1968 foi o ano em que a vibe peace & love construída no decorrer da década de 60 passou a dar sinais de desgaste. Com um verão que trouxe mais sutiãs (figuradamente) queimados do que flores, o ano foi marcado por protestos, revoluções, assassinatos e guerra.
Musicalmente, porém, 68 foi tão produtivo quanto seu antecessor – o que ficará bem claro no passeio 1968 EM 50 DISCOS que hoje celebra os 50 anos de uma das maiores obras-primas já produzidas pela humanidade:
Álbum: ‘The Kinks Are the Village Green Preservation Society’
Artista: The Kinks
Gravadora: Pye Records
País: Inglaterra
Lançamento: 22 de Novembro de 1968
por Joyce Guillarducci
Li certa vez um texto sobre The Kinks na Rolling Stone onde o jornalista Paul William dizia que ouvir cada música deles era como fazer um novo amigo, e essa pra mim é a melhor definição ever.
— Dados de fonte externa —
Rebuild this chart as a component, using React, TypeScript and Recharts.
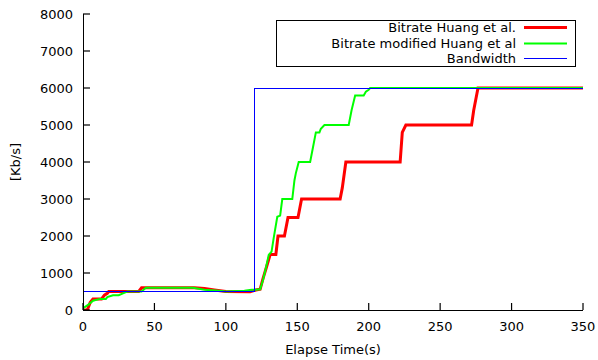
import React from 'react';
import { LineChart, Line, XAxis, YAxis, Legend } from 'recharts';

const FONT = '"DejaVu Sans", Verdana, sans-serif';
const FS = 13;

const xTicks = [0, 50, 100, 150, 200, 250, 300, 350];
const yTicks = [0, 1000, 2000, 3000, 4000, 5000, 6000, 7000, 8000];

const seriesNames = ['Bitrate Huang et al.', 'Bitrate modified Huang et al', 'Bandwidth'];
const seriesColors = ['#ff0000', '#00ff00', '#0000ff'];
const seriesWidths = [3, 2, 1];

const huangTime = [0, 3, 5, 7, 13, 15, 17, 18, 39, 41, 78, 85, 92, 100, 117, 121, 124, 126, 128.5, 131, 135, 136.5, 141, 143.5, 150.5, 153, 180, 181.5, 184, 222, 223.5, 226, 272, 273.5, 276.5, 350];
const huangRate = [0, 0, 200, 300, 300, 400, 450, 500, 500, 600, 600, 580, 540, 500, 490, 540, 560, 850, 1170, 1500, 1500, 2000, 2000, 2500, 2500, 3000, 3000, 3300, 4000, 4000, 4800, 5000, 5000, 5400, 6000, 6000];

const modTime = [0, 2, 4, 7, 12, 16, 17, 21, 25, 28, 31, 41, 44, 77, 85, 95, 100, 113, 118, 121, 124, 126, 128, 130, 132, 133.5, 136, 138, 139.5, 146.5, 148, 149, 151, 159, 161, 163, 165.5, 166.5, 169, 186, 188, 190.5, 196.5, 198, 200, 201, 350];
const modRate = [50, 100, 150, 250, 300, 300, 350, 400, 400, 450, 500, 500, 600, 600, 550, 520, 500, 520, 550, 550, 560, 810, 1130, 1490, 1580, 1950, 2520, 2550, 3000, 3000, 3500, 3700, 4000, 4000, 4400, 4800, 4800, 4900, 5000, 5000, 5400, 5800, 5800, 5900, 5950, 6000, 6000];

const bwTime = [0, 120, 120, 350];
const bwRate = [500, 500, 6000, 6000];

const zip = (t: number[], v: number[]) => t.map((x, i) => ({ x, y: v[i] }));
const huangData = zip(huangTime, huangRate);
const modData = zip(modTime, modRate);
const bwData = zip(bwTime, bwRate);

const TICK = 7;
const AXIS_Y = 310;
const AXIS_X = 83;
const TOP_Y = 14;
const RIGHT_X = 583;

const renderBottomTick = (props: any) => {
  const { x, payload, index } = props;
  return (
    <g key={`b${index}`}>
      <rect x={x - 0.6} y={AXIS_Y - TICK} width={1.2} height={TICK} fill="#000" />
      <text x={x} y={AXIS_Y + 20.5} textAnchor="middle" fontSize={FS} fontFamily={FONT} fill="#000">
        {payload.value}
      </text>
    </g>
  );
};

const renderTopTick = (props: any) => {
  const { x, index } = props;
  return <rect key={`t${index}`} x={x - 0.6} y={TOP_Y} width={1.2} height={TICK} fill="#000" />;
};

const renderLeftTick = (props: any) => {
  const { y, payload, index } = props;
  return (
    <g key={`l${index}`}>
      <rect x={AXIS_X} y={y - 0.6} width={TICK} height={1.2} fill="#000" />
      <text x={AXIS_X - 10} y={y + 4.7} textAnchor="end" fontSize={FS} fontFamily={FONT} fill="#000">
        {payload.value}
      </text>
    </g>
  );
};

const renderRightTick = (props: any) => {
  const { y, index } = props;
  return <rect key={`r${index}`} x={RIGHT_X - TICK} y={y - 0.6} width={TICK} height={1.2} fill="#000" />;
};

const XLabel = (props: any) => {
  const vb = props.viewBox || {};
  return (
    <text x={vb.x + vb.width / 2} y={AXIS_Y + 43.5} textAnchor="middle" fontSize={FS} fontFamily={FONT} fill="#000">
      Elapse Time(s)
    </text>
  );
};

const YLabel = (props: any) => {
  const vb = props.viewBox || {};
  const cx = 15.5;
  const cy = vb.y + vb.height / 2;
  return (
    <text x={cx} y={cy} transform={`rotate(-90 ${cx} ${cy})`} textAnchor="middle" dominantBaseline="central" fontSize={FS} fontFamily={FONT} fill="#000">
      [Kb/s]
    </text>
  );
};

const LegendBox = () => {
  const W = 299;
  const H = 46;
  const rows = [7.5, 23.5, 38.5];
  return (
    <svg width={W + 1} height={H + 1} style={{ display: 'block' }}>
      <rect x={0.5} y={0.5} width={W} height={H} fill="#fff" stroke="#000" strokeWidth={1} shapeRendering="crispEdges" />
      {seriesNames.map((name, i) => (
        <g key={i}>
          <text x={240} y={rows[i] + 4.6} textAnchor="end" fontSize={FS} fontFamily={FONT} fill="#000">
            {name}
          </text>
          <line x1={248} x2={291} y1={rows[i]} y2={rows[i]} stroke={seriesColors[i]} strokeWidth={seriesWidths[i]} />
        </g>
      ))}
    </svg>
  );
};

const axisLineStyle = { stroke: '#000', strokeWidth: 1, shapeRendering: 'crispEdges' } as any;

export default function App() {
  return (
    <div style={{ position: 'absolute', left: 0, top: 0, width: 598, height: 360, background: '#fff' }}>
      <LineChart width={598} height={360} margin={{ top: 14, right: 15, bottom: 0, left: 0 }}>
        <XAxis
          xAxisId={0}
          dataKey="x"
          type="number"
          domain={[0, 350]}
          ticks={xTicks}
          allowDataOverflow
          height={50}
          stroke="#000"
          tickSize={0}
          tickMargin={0}
          tickLine={false}
          axisLine={axisLineStyle}
          tick={renderBottomTick}
          interval={0}
          label={<XLabel />}
        />
        <XAxis
          xAxisId="top"
          dataKey="x"
          type="number"
          orientation="top"
          domain={[0, 350]}
          ticks={xTicks}
          height={0}
          stroke="#000"
          tickSize={0}
          tickMargin={0}
          tickLine={false}
          axisLine={axisLineStyle}
          tick={renderTopTick}
          interval={0}
        />
        <YAxis
          yAxisId={0}
          type="number"
          domain={[0, 8000]}
          ticks={yTicks}
          allowDataOverflow
          width={83}
          stroke="#000"
          tickSize={0}
          tickMargin={0}
          tickLine={false}
          axisLine={axisLineStyle}
          tick={renderLeftTick}
          interval={0}
          label={<YLabel />}
        />
        <YAxis
          yAxisId="right"
          type="number"
          orientation="right"
          domain={[0, 8000]}
          ticks={yTicks}
          width={0}
          stroke="#000"
          tickSize={0}
          tickMargin={0}
          tickLine={false}
          axisLine={axisLineStyle}
          tick={renderRightTick}
          interval={0}
        />
        <Line
          data={huangData}
          dataKey="y"
          name={seriesNames[0]}
          stroke={seriesColors[0]}
          strokeWidth={seriesWidths[0]}
          dot={false}
          activeDot={false}
          type="linear"
          isAnimationActive={false}
        />
        <Line
          data={modData}
          dataKey="y"
          name={seriesNames[1]}
          stroke={seriesColors[1]}
          strokeWidth={seriesWidths[1]}
          dot={false}
          activeDot={false}
          type="linear"
          isAnimationActive={false}
        />
        <Line
          data={bwData}
          dataKey="y"
          name={seriesNames[2]}
          stroke={seriesColors[2]}
          strokeWidth={seriesWidths[2]}
          shapeRendering="crispEdges"
          dot={false}
          activeDot={false}
          type="linear"
          isAnimationActive={false}
        />
        <Legend
          layout="vertical"
          align="center"
          verticalAlign="middle"
          wrapperStyle={{ position: 'absolute', left: 276, top: 20, width: 300, height: 47, margin: 0, padding: 0 }}
          content={<LegendBox />}
        />
      </LineChart>
    </div>
  );
}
O Ray Davies de 68 é uma das (poucas) pessoas para as quais eu realmente gostaria de poder telefonar na madrugada e trocar uma ideia sobre geleias de morango e todas as diferentes variedades que compõem o Village Green Preservation Society.
O sexto disco dos Kinks e último com a formação original (Ray Davies, Dave Davies, Pete Quaife e Mick Avory) é um daqueles que sempre me fazem sorrir. Isso porque tudo nesse disco soa familiar, nostálgico, próximo e cada vez que escuto-o me relaciono mais com seus personagens: o velho Walter de ‘Do You Remember Walter?’ é meu antigo amigo da escola; o rapaz que conquista a Daisy em ‘Village Green’ é o menino do mercadinho ao lado da casa onde cresci; o ‘Johnny Thunder’ é o Marlon Brando em O Selvagem, mas bem poderia ser o rebelde sem causa do colégio onde estudei (god bless Johnny!), e por aí vai…
Como não poderia deixar de ser, o Village Green também traz suas boas doses de ironia – afinal, estamos falando de uma obra de Ray Davies aqui. Gosto especialmente da forma “amigável” e bem humorada com a qual ele faz isso, que fica claro em faixas como ‘Big Sky’ e a crítica às pessoas sempre tão ocupadas consigo mesmas, além de ‘Picture Book’ e ‘People Take Pictures of Each Other’ – que hoje poderia ser “people POST pictures of each other”, hehe.
Multifacetados que são, aqui o quarteto também mostra seu pézinho no blues com ‘Last of the Steam-Powered Trains’ que foi inspirada por ‘Smokestack Lightnin’ de Howlin’ Wolf, além de trazer um pouco da onda lúdica e escapista que dominou o ‘Something Else’ no ano anterior com as faixas ‘Sitting By The River Side’ e ‘Phenomenal Cat’, dois dos exemplares mais próximos da psicodelia que um som dos Kinks pode chegar.
Musicalmente diria que esse é um dos trabalhos mais ousados do quarteto. Trocando os marcantes riffs de Dave Davies por experimentos com mellotrons, cravos e afins, eles nos oferecem aqui uma sonoridade bem mais diversa e “colorida” – cara esse é realmente o disco psicodélico dos Kinks.
Enfim, cada vez que escutar esse disco vou lembrar de algo mais que deveria ter mencionado aqui, então vamos deixar como está. Até porque pensando nos fãs sem limites (oooi!) esse ano a Sanctuary Records lançou uma edição especial de 50 anos com APENAS 60 faixas, dentre as quais destaco a inédita ‘Time Song’, a orquestrada ‘Village Green Overture’ e a barroca ‘Berkeley Mews’ que é uma de minhas favoritas de todos os tempos e demorou 50 anos para finalmente aparecer num disco. A Village Green é o subúrbio dos irmãos Davies mas também é nossa casa, basta entrar.